The global revulsion over the pictures of the abused Iraqis might offer an opportunity to
vigorously campaign to tackle the issue of torture in a host of countries with nasty track records. Let’s start with Iran for now. Neema does a wonderful job of starting it today. Quite a few people are rather disgusted with the UNHRC for not forcing the issue publicly of the treatment of Iranian dissidents, and our political prisoners. (the latest release also of Reporters without Borders.)
It is often quite disheartening to witness torture approached as simply just another form of competitive sport. One only boos the “opponent” reflexively and when one’s own team is caught red handed, then the usual unimaginative platitude, “hooray for our press, hooray for our chain of command, hooray for our religion, hooray for our lifestyle, hooray for our superiority,” and obviously hooray as well for our half sleepy conscious.
It doesn’t have to be so, but this sad approach always exacts a toll-- not always in the obvious ways you might think. There is a discreet way the rot seeps over the soul and the social life. I only wished some of you could live in Iran for a few weeks.
I hardly ever hear words such as curious, wonder, puzzle, amaze, baffle, delight, astonish, and awe used by anyone of us—not in the least positively, and it isn’t as if Persian lacks the concepts. There is collective amnesia of sorts, I suppose. It is as if the Spirit allowing us to have such an orientation in life no longer permeates our culture.

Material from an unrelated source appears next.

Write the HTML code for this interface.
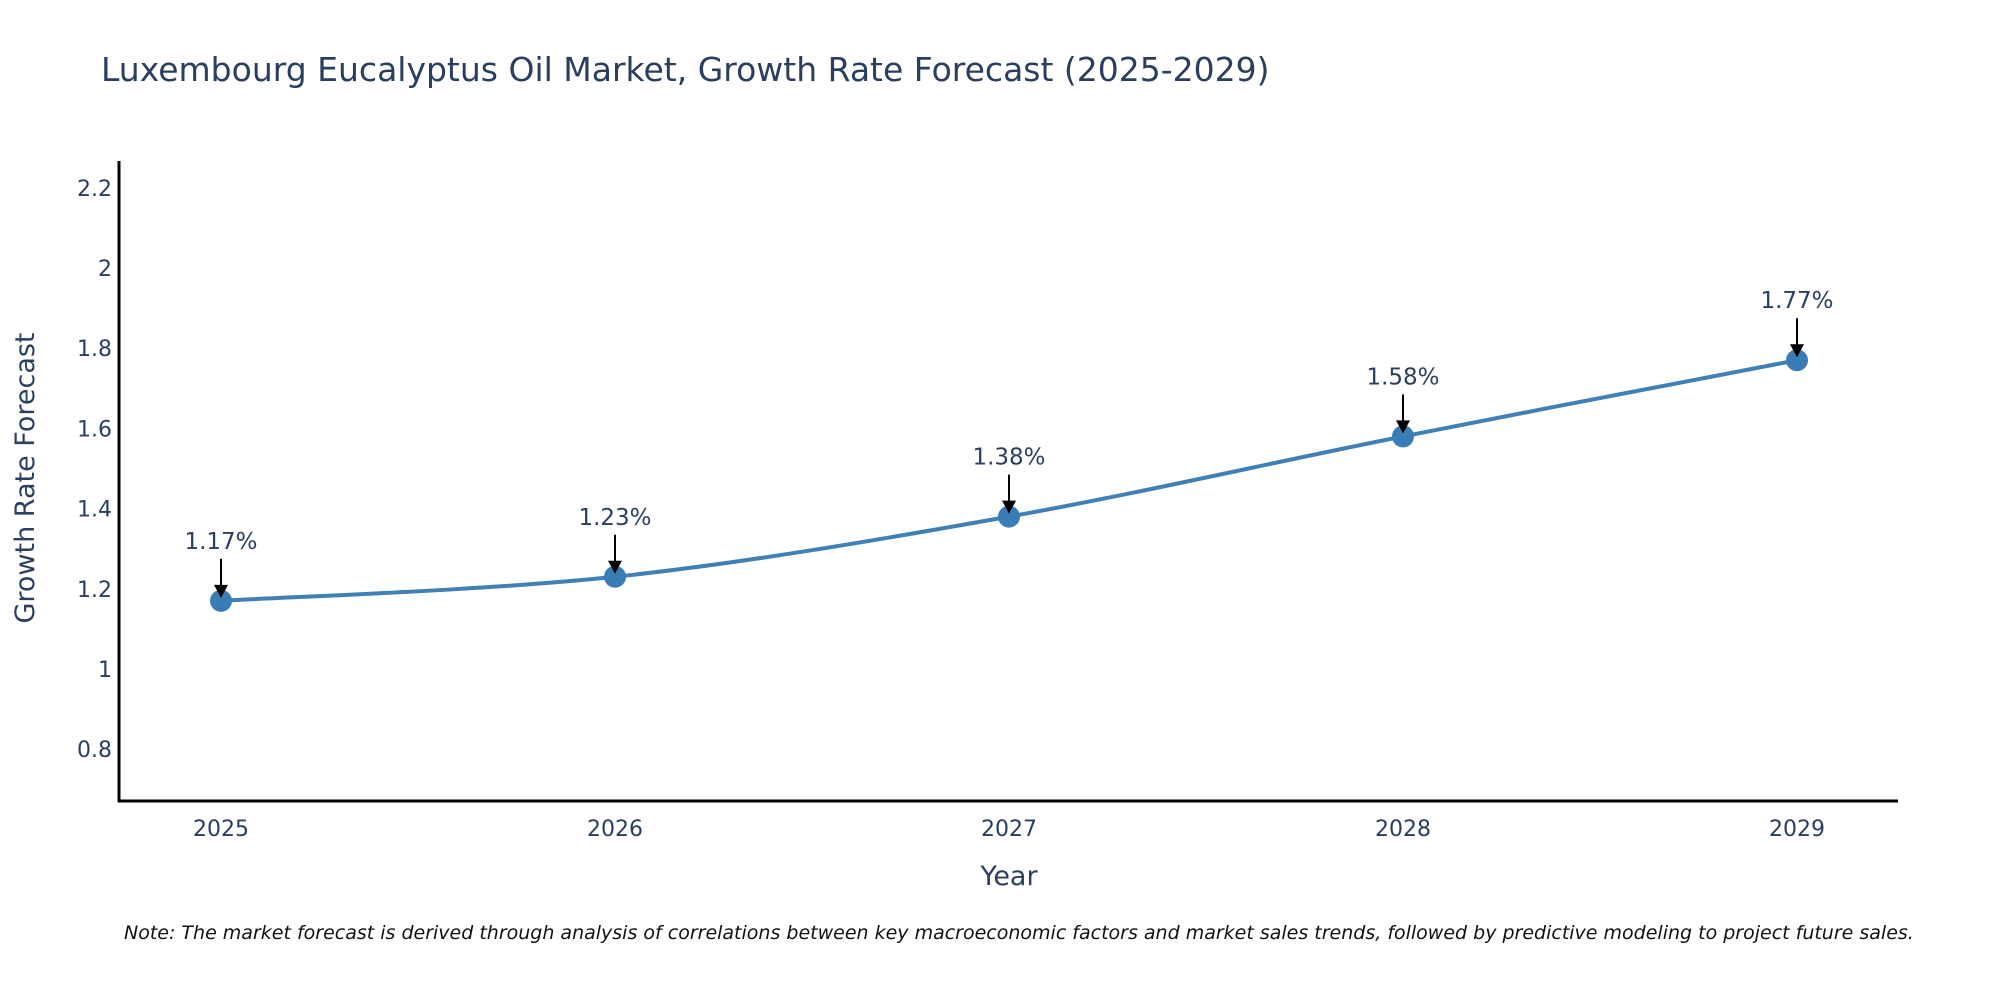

This has become a land of the cynics--the habitat of the know-it-alls: people unwilling to speak the truth, too numb to care, too dazed to ask, and as an old cantankerous professor used to say “unable to appear naked in public.” Not the forced kind of nudity of the molested Iraqis, mind you, but the sort of nakedness that exemplifies audacity in engaging others.
Not belligerence either for this is the one quality we all have in abundance here. What I am trying to communicate is the sort of nakedness which evinces the inner strength to declare one’s own weaknesses loudly and publicly, and then to go on to acknowledge the strengths of others. Those, after all, are the kind of attributes which allow us to engage positively with life, and to live it, reveling in pursuit of excellence—yes excellence, yet another one of those words one hardly ever hears in Iran these days.
Take the case of Professor Hashem Aghajari: He is languishing in jail and sentenced (again) to die. What was his crime? I don’t share his politics, or his beliefs. But it is worth asking: was he not supposed to be the best professor he could be? So he shared his best judgment with his pupils in that capacity. And for his efforts, he is jailed, tortured, and sentenced to die.
Or take Ahmad Batebi. He had been sentenced to death which was later commuted to 15 years; tortured, and in solitary confinement. Why? He was moved by the sense of decency and personal outrage over injuries sustained by a friend to hold up a bloody T-shirt. When the bounds of affection and personal loyalty become a crime punishable by death, would it then be a shock to have a society in which, Coldness, Cruelty, and Mammon, become the dominant deities?. (Petition for his release here.)
And there are many others like them. Why shouldn’t people want to be loud about expressing their disgust? Afraid of the consequences? Not wanting to rock the boat? Not wanting to give the “other side” ammunition? Not wanting to get in the way of the “inevitable march of history,” however that may be understood? Not wanting a perceived “lack of unity,” in the country of one’s birth, choice or affection to cause undue embarrassment? Or not to embolden the enemy (of day!)? Not wanting the religion of one’s choice to be seen deficient? Not wanting to get in the way of a “grand experiment,”—the quest to revive that ancient “Golden Age” of something or other? Or quite simply not wanting to pass on the opportunity to claim a new century or two?
The price though becomes atrociously high. Playing competitive sports with our cherished Rights creates a land with no discernable principles. The desire to cut the other side down to size creates a land of the midgets. The desire to always defend “one’s” own creates nothing worth defending. Our present, judging by some of the reactions in the blogosphere to the brutalities in Iraq, could be the dreadful future lurking for many outside this heartland of evil.